EPFO numbers: Jobs jumped. Or did they?
The country’s pioneering payroll count — based on the Employees’ Provident Fund Organisation’s (EPFO) subscription database — released on Wednesday gave government managers and some data analysts their “I told you so” moment. As the EPFO said 3.1 million contributors were added on a net basis during the half-year between September 2017 and February 2018, they claimed that it meant a whopping 6 million new formal jobs — roughly equivalent to the skilled workforce entering the job market annually or 10% of the retirement fund body’s active subscriber base — were created in the whole of 2018-19.
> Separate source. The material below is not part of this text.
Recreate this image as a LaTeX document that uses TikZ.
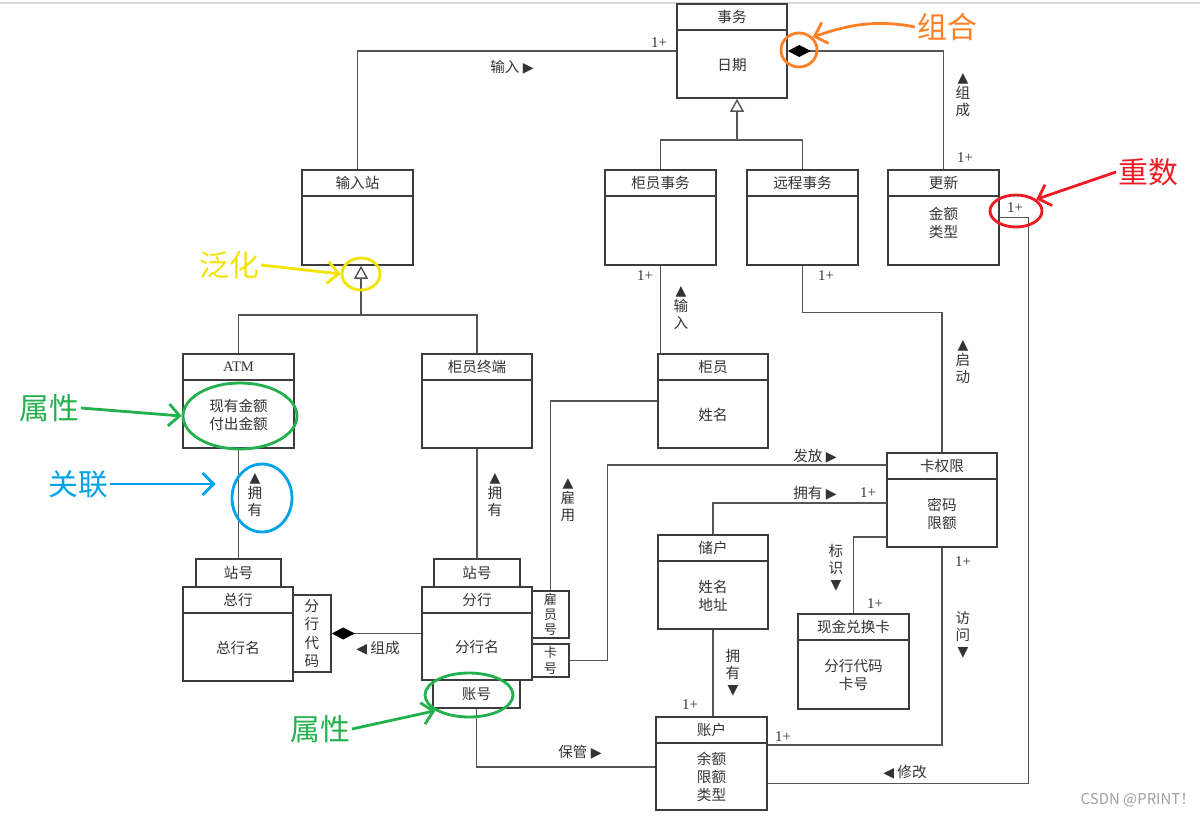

If true, that would have dismantled all criticism of jobless growth that the Narendra Modi government has had to face.
But just a bit of analysis would reveal how facile these optimistic assumptions are. Even though the EPFO wasn’t putting out month-wise payroll data earlier, it used to publish the average number of subscribers (who contributed) annually.
And the average subscriber base has seen accelerating growth over the last four to five years, from 6% in FY15, the first year of this government, to over 15% in FY18.
So was that not a sign of a boost to job creation? Hardly. Job growth has little to do with the recent jump in the EPFO subscriber base.
An amnesty scheme for EPF defaulter firms that ran between January and July 2018 saw these firms enrolling some 4.9 million people in FY17and the bulk of these were obviously old workers rather than new recruits. Including the amnesty additions, the EPFO contributor base rose 9.5% to 41.2 million in FY17, but the base would have shrunk to 36.2 million in the year — even lower than previous year’s base of 37.6 million — had the amnesty not been implemented.